As principais mudanças em relação ao acordo proposto anteriormente por May se referem à Irlanda: desde o início das negociações, uma das questões essenciais para o premiê britânico era se livrar do controverso backstop, a "salvaguarda irlandesa", que na visão dos críticos levaria o Reino Unido a ficar vinculado aos regulamentos da União Europeia por tempo indeterminado.

Trata-se de uma política negociada por May sobre o futuro da fronteira entre a Irlanda (república independente que integra a UE) e a Irlanda do Norte (território que, junto com Escócia, País de Gales e Inglaterra, forma o Reino Unido) ? e que se tornou o principal obstáculo encontrado pelos parlamentares britânicos para aprovar o pacto anterior de saída.
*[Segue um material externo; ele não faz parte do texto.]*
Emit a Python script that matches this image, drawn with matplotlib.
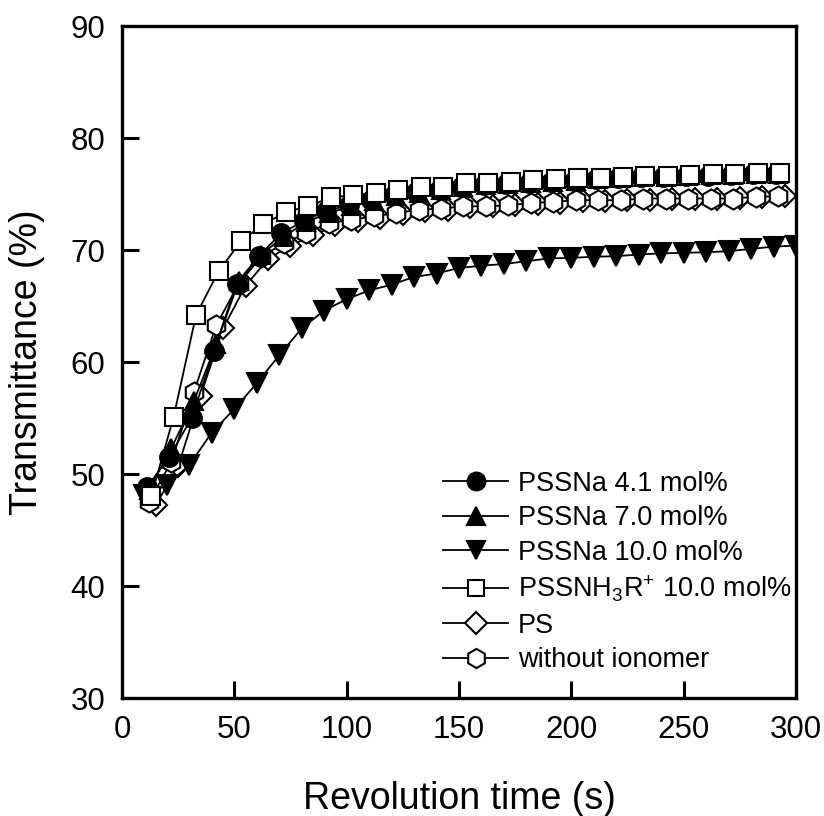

O atual acordo elimina essa polêmica cláusula. Assim, o primeiro-ministro espera contar com o apoio do seu partido e do Partido Unionista Democrático (DUP) da Irlanda do Norte para a aprovação do novo texto no Parlamento.

Pelo novo acordo, o Reino Unido segue se comprometendo a pagar a "conta do divórcio", avaliada em quase 50 bilhões de euros.

Está prevista também uma "fronteira aduaneira legal" entre a Irlanda do Norte e a República da Irlanda, a qual permanecerá dentro da União Europeia. Mas, na prática, a "fronteira" em termos alfandegários será entre a Grã-Bretanha e a ilha da Irlanda, uma vez que os controles serão feitos nos "portos de entrada" da Irlanda do Norte (o que evitará a necessidade de levantar uma fronteira dentro da ilha para executar esses procedimentos).